This is difficult to say, but Architecton is offensively long and boring. What kind of documentary hides its topic from its audience for most of its (98) minutes?
Well, I won’t hide things from you: For most of the movie you’ll watch rocks. No narration or screen-text will help you understand what you’re looking at, but hey, at least orchestral music will blast your eardrums.
Every so often you’ll hope to be saved by certain in-between scenes, during which an architect supervises the construction of a circle of—you guessed it, rocks—on his lawn. I wish I could tell you why he’s doing that.
Only in the last ten minutes or so do the moviemakers disclose the idea: Modern architecture, what with all its concrete, is short-term and harmful to humans and the planet, and ancient building techniques are not. Got it.
Nothing makes up for the fact that the movie hides this from us.
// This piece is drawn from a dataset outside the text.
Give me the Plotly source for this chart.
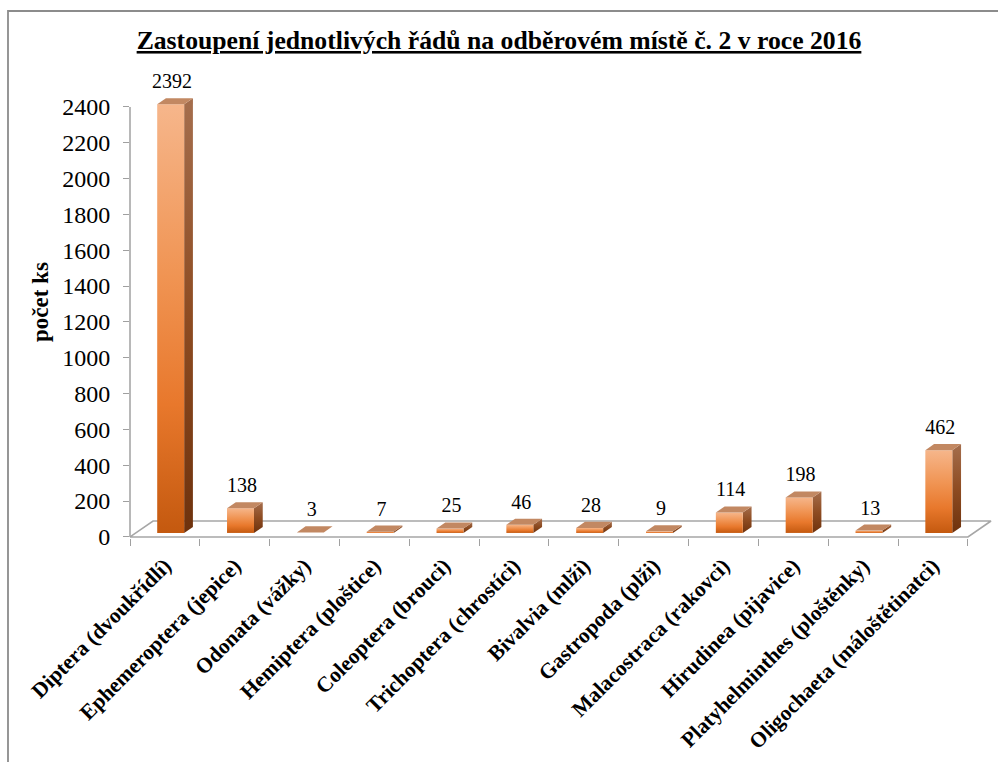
import plotly.graph_objects as go

# Macroinvertebrate orders counted at sampling site no. 2 (2016)
categories = [
    "Diptera (dvoukřídlí)",
    "Ephemeroptera (jepice)",
    "Odonata (vážky)",
    "Hemiptera (ploštice)",
    "Coleoptera (brouci)",
    "Trichoptera (chrostíci)",
    "Bivalvia (mlži)",
    "Gastropoda (plži)",
    "Malacostraca (rakovci)",
    "Hirudinea (pijavice)",
    "Platyhelminthes (ploštěnky)",
    "Oligochaeta (máloštětinatci)",
]
counts = [2392, 138, 3, 7, 25, 46, 28, 9, 114, 198, 13, 462]
y_ticks = list(range(0, 2401, 200))

title_text = "Zastoupení jednotlivých řádů na odběrovém místě č. 2 v roce 2016"
y_title = "počet ks"

SERIF = "'Liberation Serif', 'Times New Roman', serif"

# pseudo-3D geometry (data units): floor depth and bar placement inside it
FLOOR_DX, FLOOR_DY = 0.33, 89.0
BAR_FRONT, BAR_BACK = 0.25, 0.63
BAR_HALF = 0.193

FRONT_SCALE = [[0.0, "#C4590F"], [0.3, "#E8782C"], [0.6, "#F09453"], [1.0, "#F6B68B"]]
SIDE_SCALE = [[0.0, "#6E320D"], [0.5, "#8E4C22"], [1.0, "#A56E4D"]]
TOP_COLOR = "#C28862"

fig = go.Figure()

n = len(categories)
x_lo, x_hi = -0.5, n - 0.5

# floor of the 3D plot area
fig.add_trace(go.Scatter(
    x=[x_lo, x_hi, x_hi + FLOOR_DX, x_lo + FLOOR_DX, x_lo],
    y=[0, 0, FLOOR_DY, FLOOR_DY, 0],
    mode="lines", fill="toself", fillcolor="white",
    line=dict(color="#A6A6A6", width=1.6),
    hoverinfo="skip", showlegend=False,
))

fdx, fdy = BAR_FRONT * FLOOR_DX, BAR_FRONT * FLOOR_DY
bdx, bdy = BAR_BACK * FLOOR_DX, BAR_BACK * FLOOR_DY

for i, v in enumerate(counts):
    xl = i + fdx - BAR_HALF
    xr = i + fdx + BAR_HALF
    base = fdy
    top = fdy + v
    ddx, ddy = bdx - fdx, bdy - fdy
    # right side face
    fig.add_trace(go.Scatter(
        x=[xr, xr + ddx, xr + ddx, xr, xr],
        y=[base, base + ddy, top + ddy, top, base],
        mode="lines", fill="toself", line=dict(width=0),
        fillgradient=dict(type="vertical", colorscale=SIDE_SCALE),
        hoverinfo="skip", showlegend=False,
    ))
    # front face
    fig.add_trace(go.Scatter(
        x=[xl, xr, xr, xl, xl],
        y=[base, base, top, top, base],
        mode="lines", fill="toself", line=dict(width=0),
        fillgradient=dict(type="vertical", colorscale=FRONT_SCALE),
        hoverinfo="skip", showlegend=False,
    ))
    # top face
    fig.add_trace(go.Scatter(
        x=[xl, xr, xr + ddx, xl + ddx, xl],
        y=[top, top, top + ddy, top + ddy, top],
        mode="lines", fill="toself", line=dict(width=0),
        fillcolor=TOP_COLOR,
        hoverinfo="skip", showlegend=False,
    ))

# value labels above each bar
fig.add_trace(go.Scatter(
    x=[i + fdx + 0.02 for i in range(n)],
    y=[v + bdy + 84 for v in counts],
    mode="text", text=[str(v) for v in counts],
    textposition="middle center",
    textfont=dict(family=SERIF, size=20, color="black"),
    cliponaxis=False, hoverinfo="skip", showlegend=False,
))

fig.update_layout(
    width=998, height=762,
    margin=dict(l=130, r=2, t=78, b=224),
    paper_bgcolor="white", plot_bgcolor="white",
    showlegend=False,
    title=dict(
        text="<b><u>" + title_text + "</u></b>",
        x=0.5, xref="container", xanchor="center",
        y=1 - 40 / 762, yanchor="middle",
        font=dict(family=SERIF, size=25.7, color="black"),
    ),
    xaxis=dict(
        range=[x_lo, x_lo + 866 / 69.83],
        tickmode="array",
        tickvals=list(range(n)),
        ticktext=["<b>" + c + "</b>" for c in categories],
        tickangle=-45,
        ticks="",
        ticklabelstandoff=10,
        tickfont=dict(family=SERIF, size=21.5, color="black"),
        showgrid=False, zeroline=False, showline=False,
        minor=dict(tickmode="linear", tick0=-0.5, dtick=1, ticks="outside",
                   ticklen=7, tickwidth=1.3, tickcolor="#A0A0A0", showgrid=False),
        fixedrange=True,
    ),
    yaxis=dict(
        range=[-6, -6 + 460 / (430 / 2400)],
        tickmode="array",
        tickvals=y_ticks,
        ticks="outside", ticklen=6, tickwidth=1.3, tickcolor="#A0A0A0",
        ticklabelstandoff=8,
        tickfont=dict(family=SERIF, size=24, color="black"),
        showgrid=False, zeroline=False, showline=False,
        fixedrange=True,
    ),
    shapes=[
        # vertical value axis line
        dict(type="line", xref="paper", yref="y", x0=0, x1=0,
             y0=y_ticks[0], y1=y_ticks[-1],
             line=dict(color="#A0A0A0", width=1.5)),
        # chart border
        dict(type="rect", xref="paper", yref="paper",
             x0=(8 - 130) / 866, x1=(1100 - 130) / 866,
             y0=-(850 - 538) / 460, y1=(538 - 11) / 460,
             line=dict(color="#8C8C8C", width=1.8), fillcolor="rgba(0,0,0,0)",
             layer="below"),
    ],
    annotations=[
        dict(text="<b>" + y_title + "</b>", textangle=-90,
             xref="paper", yref="paper",
             x=(40 - 130) / 866, y=(538 - 302) / 460,
             xanchor="center", yanchor="middle", showarrow=False,
             font=dict(family=SERIF, size=23, color="black")),
    ],
)

fig.write_html("out.html")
Sure, a few of the scenes are truly gorgeous—I mean, have you ever seen rocks boil like water or coordinate like ants?—but they are not nearly frequent or brief or enlightening enough for this movie to treat us this way.
Maybe, just maybe, the moviemakers want us to feel the enormity of the scale at which we blast mountains to crumble their parts to pour concrete to raise buildings to later knock down buildings? But even if that’s right, we could’ve learned it in a more engaging and efficient way.